Task goal -
Set down each line of the material that follows, exactly, with no pictures.

Dataset extract -
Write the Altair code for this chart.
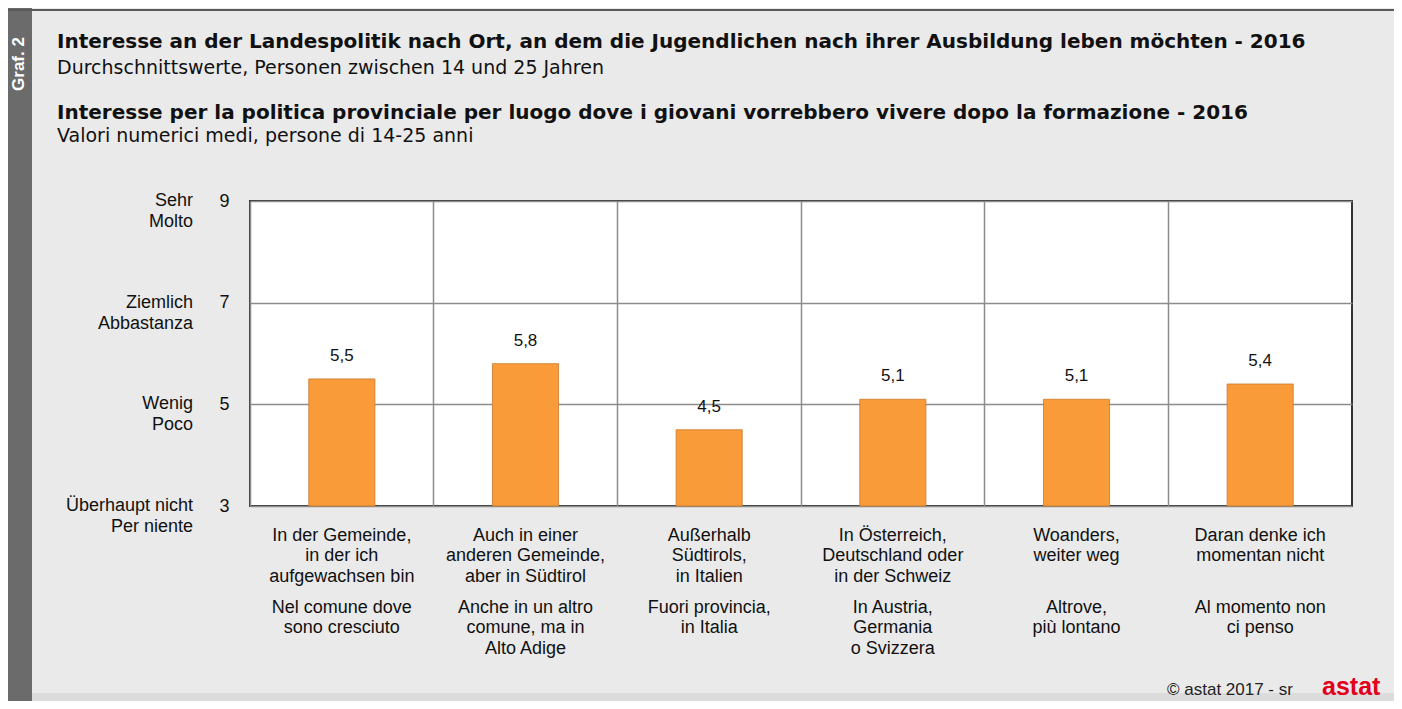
import altair as alt
import pandas as pd

# ---- data ----
categories_de = [
    "In der Gemeinde,\nin der ich\naufgewachsen bin",
    "Auch in einer\nanderen Gemeinde,\naber in Südtirol",
    "Außerhalb\nSüdtirols,\nin Italien",
    "In Österreich,\nDeutschland oder\nin der Schweiz",
    "Woanders,\nweiter weg",
    "Daran denke ich\nmomentan nicht",
]
categories_it = [
    "Nel comune dove\nsono cresciuto",
    "Anche in un altro\ncomune, ma in\nAlto Adige",
    "Fuori provincia,\nin Italia",
    "In Austria,\nGermania\no Svizzera",
    "Altrove,\npiù lontano",
    "Al momento non\nci penso",
]
values = [5.5, 5.8, 4.5, 5.1, 5.1, 5.4]
y_ticks = [9, 7, 5, 3]
y_words = ["Sehr\nMolto", "Ziemlich\nAbbastanza", "Wenig\nPoco", "Überhaupt nicht\nPer niente"]

title_de = "Interesse an der Landespolitik nach Ort, an dem die Jugendlichen nach ihrer Ausbildung leben möchten - 2016"
subtitle_de = "Durchschnittswerte, Personen zwischen 14 und 25 Jahren"
title_it = "Interesse per la politica provinciale per luogo dove i giovani vorrebbero vivere dopo la formazione - 2016"
subtitle_it = "Valori numerici medi, persone di 14-25 anni"

FONT = "Liberation Sans"
TFONT = "DejaVu Sans"
W, H = 1102, 305
PAD_L, PAD_T = 242, 193
TOTAL_W, TOTAL_H = 1386, 693

df = pd.DataFrame({"cat": categories_de, "it": categories_it, "value": values})
df_y = pd.DataFrame({"tick": y_ticks, "word": y_words})
one = pd.DataFrame({"k": [0]})

x_enc = alt.X("cat:N", sort=None, scale=alt.Scale(paddingInner=0, paddingOuter=0),
              axis=alt.Axis(labels=False, ticks=False, domain=False, title=None, grid=True,
                            bandPosition=0, gridColor="#8c8c8c", gridWidth=1.5))
y_scale = alt.Scale(domain=[3, 9], nice=False, zero=False)

bars = alt.Chart(df).mark_bar(color="#f99b38", stroke="#c8782c", strokeWidth=0.8,
                              width=alt.RelativeBandSize(0.36)).encode(
    x=x_enc,
    y=alt.Y("value:Q", scale=y_scale,
            axis=alt.Axis(values=y_ticks, title=None, ticks=False, domain=False,
                          labelFontSize=18, labelColor="#111", labelFont=FONT,
                          labelPadding=21, grid=True, gridColor="#8c8c8c", gridWidth=1.5)),
    y2=alt.datum(3),
)

value_labels = alt.Chart(df).transform_calculate(
    lbl="replace(format(datum.value, '.1f'), '.', ',')"
).mark_text(fontSize=17, font=FONT, color="#111", baseline="middle", dy=-23).encode(
    x=alt.X("cat:N", sort=None),
    y=alt.Y("value:Q", scale=y_scale),
    text="lbl:N",
)

de_labels = alt.Chart(df).mark_text(fontSize=18, font=FONT, color="#111", lineBreak="\n",
                                    lineHeight=20.7, baseline="alphabetic", align="center").encode(
    x=alt.X("cat:N", sort=None), y=alt.value(339.5), text="cat:N")
it_labels = alt.Chart(df).mark_text(fontSize=18, font=FONT, color="#111", lineBreak="\n",
                                    lineHeight=20.7, baseline="alphabetic", align="center").encode(
    x=alt.X("cat:N", sort=None), y=alt.value(411.5), text="it:N")

y_word_labels = alt.Chart(df_y).mark_text(fontSize=18, font=FONT, color="#111", lineBreak="\n",
                                          lineHeight=21, align="right", baseline="middle").encode(
    x=alt.value(-57), y=alt.Y("tick:Q", scale=y_scale), text="word:N")

# ---- decorations ----
left_band = alt.Chart(one).mark_rect(color="#6b6b6b").encode(
    x=alt.value(-PAD_L), x2=alt.value(-PAD_L + 24), y=alt.value(-PAD_T), y2=alt.value(TOTAL_H - PAD_T))
bottom_strip = alt.Chart(one).mark_rect(color="#dcdcdc").encode(
    x=alt.value(-PAD_L + 24), x2=alt.value(TOTAL_W - PAD_L), y=alt.value(492), y2=alt.value(TOTAL_H - PAD_T))
top_line = alt.Chart(one).mark_rule(color="#5a5a5a", strokeWidth=2).encode(
    x=alt.value(-PAD_L), x2=alt.value(TOTAL_W - PAD_L), y=alt.value(-191))
graf = alt.Chart(one).mark_text(text="Graf. 2", angle=270, color="white", fontWeight="bold",
                                fontSize=17, font=FONT, align="center", baseline="middle").encode(
    x=alt.value(-231), y=alt.value(-137))

def title_text(txt, y, bold, size):
    return alt.Chart(one).mark_text(text=txt, fontSize=size, font=TFONT, color="#111",
                                    fontWeight="bold" if bold else "normal",
                                    align="left", baseline="middle").encode(
        x=alt.value(-193), y=alt.value(y))

t1 = title_text(title_de, 42 - 201, True, 20)
s1 = title_text(subtitle_de, 68 - 201, False, 19)
t2 = title_text(title_it, 113 - 201, True, 20)
s2 = title_text(subtitle_it, 136 - 201, False, 19)

footer = alt.Chart(one).mark_text(text="©  astat 2017 - sr", fontSize=17, font=FONT, color="#222",
                                  align="left", baseline="alphabetic").encode(
    x=alt.value(1167 - 250), y=alt.value(494))
logo = alt.Chart(one).mark_text(text="astat", fontSize=25, font=FONT, color="#e2001a",
                                fontWeight="bold", align="left", baseline="alphabetic").encode(
    x=alt.value(1322 - 250), y=alt.value(494))

chart = alt.layer(
    left_band, bottom_strip, top_line, graf, t1, s1, t2, s2,
    bars, value_labels, de_labels, it_labels, y_word_labels, footer, logo,
).properties(
    width=W, height=H,
    autosize=alt.AutoSizeParams(type="none"),
    padding={"left": PAD_L, "top": PAD_T, "right": TOTAL_W - PAD_L - W, "bottom": TOTAL_H - PAD_T - H},
    background="#eaeaea",
).configure_view(
    fill="white", stroke="#333333", strokeWidth=2,
)

chart.save("out.html", embed_options={"renderer": "svg", "actions": False})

Correct result -
Write the Altair code for this chart.
import altair as alt
import pandas as pd

# ---- data ----
categories_de = [
    "In der Gemeinde,\nin der ich\naufgewachsen bin",
    "Auch in einer\nanderen Gemeinde,\naber in Südtirol",
    "Außerhalb\nSüdtirols,\nin Italien",
    "In Österreich,\nDeutschland oder\nin der Schweiz",
    "Woanders,\nweiter weg",
    "Daran denke ich\nmomentan nicht",
]
categories_it = [
    "Nel comune dove\nsono cresciuto",
    "Anche in un altro\ncomune, ma in\nAlto Adige",
    "Fuori provincia,\nin Italia",
    "In Austria,\nGermania\no Svizzera",
    "Altrove,\npiù lontano",
    "Al momento non\nci penso",
]
values = [5.5, 5.8, 4.5, 5.1, 5.1, 5.4]
y_ticks = [9, 7, 5, 3]
y_words = ["Sehr\nMolto", "Ziemlich\nAbbastanza", "Wenig\nPoco", "Überhaupt nicht\nPer niente"]

title_de = "Interesse an der Landespolitik nach Ort, an dem die Jugendlichen nach ihrer Ausbildung leben möchten - 2016"
subtitle_de = "Durchschnittswerte, Personen zwischen 14 und 25 Jahren"
title_it = "Interesse per la politica provinciale per luogo dove i giovani vorrebbero vivere dopo la formazione - 2016"
subtitle_it = "Valori numerici medi, persone di 14-25 anni"

FONT = "Liberation Sans"
TFONT = "DejaVu Sans"
W, H = 1102, 305
PAD_L, PAD_T = 242, 193
TOTAL_W, TOTAL_H = 1386, 693

df = pd.DataFrame({"cat": categories_de, "it": categories_it, "value": values})
df_y = pd.DataFrame({"tick": y_ticks, "word": y_words})
one = pd.DataFrame({"k": [0]})

x_enc = alt.X("cat:N", sort=None, scale=alt.Scale(paddingInner=0, paddingOuter=0),
              axis=alt.Axis(labels=False, ticks=False, domain=False, title=None, grid=True,
                            bandPosition=0, gridColor="#8c8c8c", gridWidth=1.5))
y_scale = alt.Scale(domain=[3, 9], nice=False, zero=False)

bars = alt.Chart(df).mark_bar(color="#f99b38", stroke="#c8782c", strokeWidth=0.8,
                              width=alt.RelativeBandSize(0.36)).encode(
    x=x_enc,
    y=alt.Y("value:Q", scale=y_scale,
            axis=alt.Axis(values=y_ticks, title=None, ticks=False, domain=False,
                          labelFontSize=18, labelColor="#111", labelFont=FONT,
                          labelPadding=21, grid=True, gridColor="#8c8c8c", gridWidth=1.5)),
    y2=alt.datum(3),
)

value_labels = alt.Chart(df).transform_calculate(
    lbl="replace(format(datum.value, '.1f'), '.', ',')"
).mark_text(fontSize=17, font=FONT, color="#111", baseline="middle", dy=-23).encode(
    x=alt.X("cat:N", sort=None),
    y=alt.Y("value:Q", scale=y_scale),
    text="lbl:N",
)

de_labels = alt.Chart(df).mark_text(fontSize=18, font=FONT, color="#111", lineBreak="\n",
                                    lineHeight=20.7, baseline="alphabetic", align="center").encode(
    x=alt.X("cat:N", sort=None), y=alt.value(339.5), text="cat:N")
it_labels = alt.Chart(df).mark_text(fontSize=18, font=FONT, color="#111", lineBreak="\n",
                                    lineHeight=20.7, baseline="alphabetic", align="center").encode(
    x=alt.X("cat:N", sort=None), y=alt.value(411.5), text="it:N")

y_word_labels = alt.Chart(df_y).mark_text(fontSize=18, font=FONT, color="#111", lineBreak="\n",
                                          lineHeight=21, align="right", baseline="middle").encode(
    x=alt.value(-57), y=alt.Y("tick:Q", scale=y_scale), text="word:N")

# ---- decorations ----
left_band = alt.Chart(one).mark_rect(color="#6b6b6b").encode(
    x=alt.value(-PAD_L), x2=alt.value(-PAD_L + 24), y=alt.value(-PAD_T), y2=alt.value(TOTAL_H - PAD_T))
bottom_strip = alt.Chart(one).mark_rect(color="#dcdcdc").encode(
    x=alt.value(-PAD_L + 24), x2=alt.value(TOTAL_W - PAD_L), y=alt.value(492), y2=alt.value(TOTAL_H - PAD_T))
top_line = alt.Chart(one).mark_rule(color="#5a5a5a", strokeWidth=2).encode(
    x=alt.value(-PAD_L), x2=alt.value(TOTAL_W - PAD_L), y=alt.value(-191))
graf = alt.Chart(one).mark_text(text="Graf. 2", angle=270, color="white", fontWeight="bold",
                                fontSize=17, font=FONT, align="center", baseline="middle").encode(
    x=alt.value(-231), y=alt.value(-137))

def title_text(txt, y, bold, size):
    return alt.Chart(one).mark_text(text=txt, fontSize=size, font=TFONT, color="#111",
                                    fontWeight="bold" if bold else "normal",
                                    align="left", baseline="middle").encode(
        x=alt.value(-193), y=alt.value(y))

t1 = title_text(title_de, 42 - 201, True, 20)
s1 = title_text(subtitle_de, 68 - 201, False, 19)
t2 = title_text(title_it, 113 - 201, True, 20)
s2 = title_text(subtitle_it, 136 - 201, False, 19)

footer = alt.Chart(one).mark_text(text="©  astat 2017 - sr", fontSize=17, font=FONT, color="#222",
                                  align="left", baseline="alphabetic").encode(
    x=alt.value(1167 - 250), y=alt.value(494))
logo = alt.Chart(one).mark_text(text="astat", fontSize=25, font=FONT, color="#e2001a",
                                fontWeight="bold", align="left", baseline="alphabetic").encode(
    x=alt.value(1322 - 250), y=alt.value(494))

chart = alt.layer(
    left_band, bottom_strip, top_line, graf, t1, s1, t2, s2,
    bars, value_labels, de_labels, it_labels, y_word_labels, footer, logo,
).properties(
    width=W, height=H,
    autosize=alt.AutoSizeParams(type="none"),
    padding={"left": PAD_L, "top": PAD_T, "right": TOTAL_W - PAD_L - W, "bottom": TOTAL_H - PAD_T - H},
    background="#eaeaea",
).configure_view(
    fill="white", stroke="#333333", strokeWidth=2,
)

chart.save("out.html", embed_options={"renderer": "svg", "actions": False})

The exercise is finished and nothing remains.